Technology that responds to gesture can therefore promote learning. In a study presented in November 2010 at the Psychonomic Society Conference, Black and Tversky, along with TC Cognitive Studies doctoral student Ayelet Siegel, demonstrated that when children solved arithmetic problems that had simple, defined answers, they used tapping, pointing and beating gestures that were best supported by use of a traditional computer mouse. But when the children performed a “continuous task,” such as estimating where a specific number would fall on a number line running from 0 to 100, they made smooth, continuous hand gestures such as sweeping, arcing and dragging, which were best approximated by running their fingers across a touch pad.
Cameron Fadjo, a Research Associate with TC’s Institute for Learning Technologies, and Black have shown that movement can turn young learners into programmers of on-screen or tangible avatars—which in turn can enhance their understanding of concepts in subjects such as physics. In another study conducted last year through the Institute, which Black also directs, Black and three students—Carol Lu, Seokmin Kang and Douglas Huang—enabled elementary school students in TC’s Harlem Ivy After-School Network to build and program LEGO robots. The robots performed specific activities, such as striking balls of varying size and weight with different degrees of force, in response to signals of touch, light and sound.
As a result of observing how far and fast the balls traveled, all the elementary school students demonstrated an improved understanding of the principles governing the relationship between force and mass. But a subgroup of students who were also asked to initially imagine themselves as the robots, and to move their own bodies in the ways that they wanted the robots to perform, scored best on a test of conceptual understanding given after completion of the unit of study.
Then again, when it comes to grounded cognition, it may be that imagination tops the hierarchy. In a recent project, Black and TC student Saadia Khan showed that when children interact with a simulated historical event by controlling an avatar in the virtual world called Second Life, they learn that history much better than students who merely read about it.

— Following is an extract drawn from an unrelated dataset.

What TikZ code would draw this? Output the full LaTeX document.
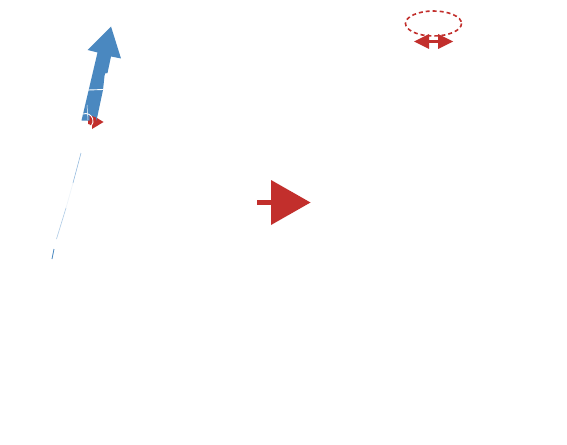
\documentclass[tikz,border=0pt]{standalone}
\definecolor{arrowred}{HTML}{C22F2C}
\definecolor{arrowblue}{HTML}{4A88C0}
\definecolor{faintblue}{HTML}{8DB6DC}
\tikzset{
  redfill/.style={fill=arrowred,draw=none},
  bluefill/.style={fill=arrowblue,draw=none},
  gapline/.style={draw=white,line width=0.9pt},
  faintline/.style={draw=faintblue,line width=0.6pt}
}
\begin{document}
\begin{tikzpicture}[x=1pt,y=-1pt]
\useasboundingbox[fill=white] (0,0) rectangle (567,444);
% small red arrow behind the blue arrow's foot
\fill[redfill] (88,120) -- (92,120) -- (92,115) -- (103.5,122) -- (92,129) -- (92,124) -- (88,124) -- cycle;
% blue arrow
\fill[bluefill] (111,26.5) -- (121,58.5) -- (111,56.5) -- (107.5,73) -- (105,73.5) -- (104.5,76) -- (103,90) -- (96.5,120.5) -- (81.5,120.5) -- (97.5,52.5) -- (87.5,50) -- cycle;
\fill[redfill] (89.5,115) -- (96,117.5) -- (97,125) -- (89.5,125) -- cycle;
\draw[gapline] (88,90) -- (103.5,89.5);
\draw[gapline] (83,114) arc[start angle=250,end angle=440,radius=7.5];
\draw[draw=white,line width=0.5pt] (88,120) -- (87,105);
% faint line
\draw[faintline,draw opacity=0.9] (81,153) -- (73,183);
\draw[faintline,draw opacity=0.15] (73,183) -- (66,208);
\draw[faintline,draw opacity=0.7] (66,208) -- (56.5,239);
\draw[faintline,draw=arrowblue,line width=0.8pt] (54,249) -- (52,259);
% centre arrow
\fill[redfill] (257,200) rectangle (271,205);
\fill[redfill] (271,180) -- (310.5,202.5) -- (271,225) -- cycle;
% top right
\draw[draw=arrowred,line width=1.6pt,dash pattern=on 4pt off 3pt] (433.5,23.5) ellipse[x radius=28,y radius=12.5];
\fill[redfill] (414,41.5) -- (429,34) -- (429,49) -- cycle;
\fill[redfill] (453,41.5) -- (438,34) -- (438,49) -- cycle;
\fill[redfill] (429,40) rectangle (438,43);
\end{tikzpicture}
\end{document}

When Black sums up the importance of technology in education, he often talks about the opportunity to connect with students whose potential isn’t being tapped—and the concurrent danger that educators will be led down the primrose path. Adapt a video game successfully to the classroom, and you’ve got a built-in draw for kids who don’t necessarily take to books and paper. Get seduced by flashy technology in which the movements and interaction do not match the conceptual structure of what you want the students to learn, and not only will you fail to promote learning, but you may even make things worse.
“There’s a lot of so-called educational technology out there, but while the technology is very advanced, it often reflects very little knowledge of education,” he says. “And when you bring in technology without reference to quality research about how learning really occurs, you’re dooming yourself to failure. Using hands-on activities that are conceptually congruent with what is being learned can improve that learning, and adding simulations that help students also imagine and manipulate those experiences can improve learning even more. This approach improves memory for what is being learned, but even more important, it improves the flexible ability to use what was learned to solve problems.”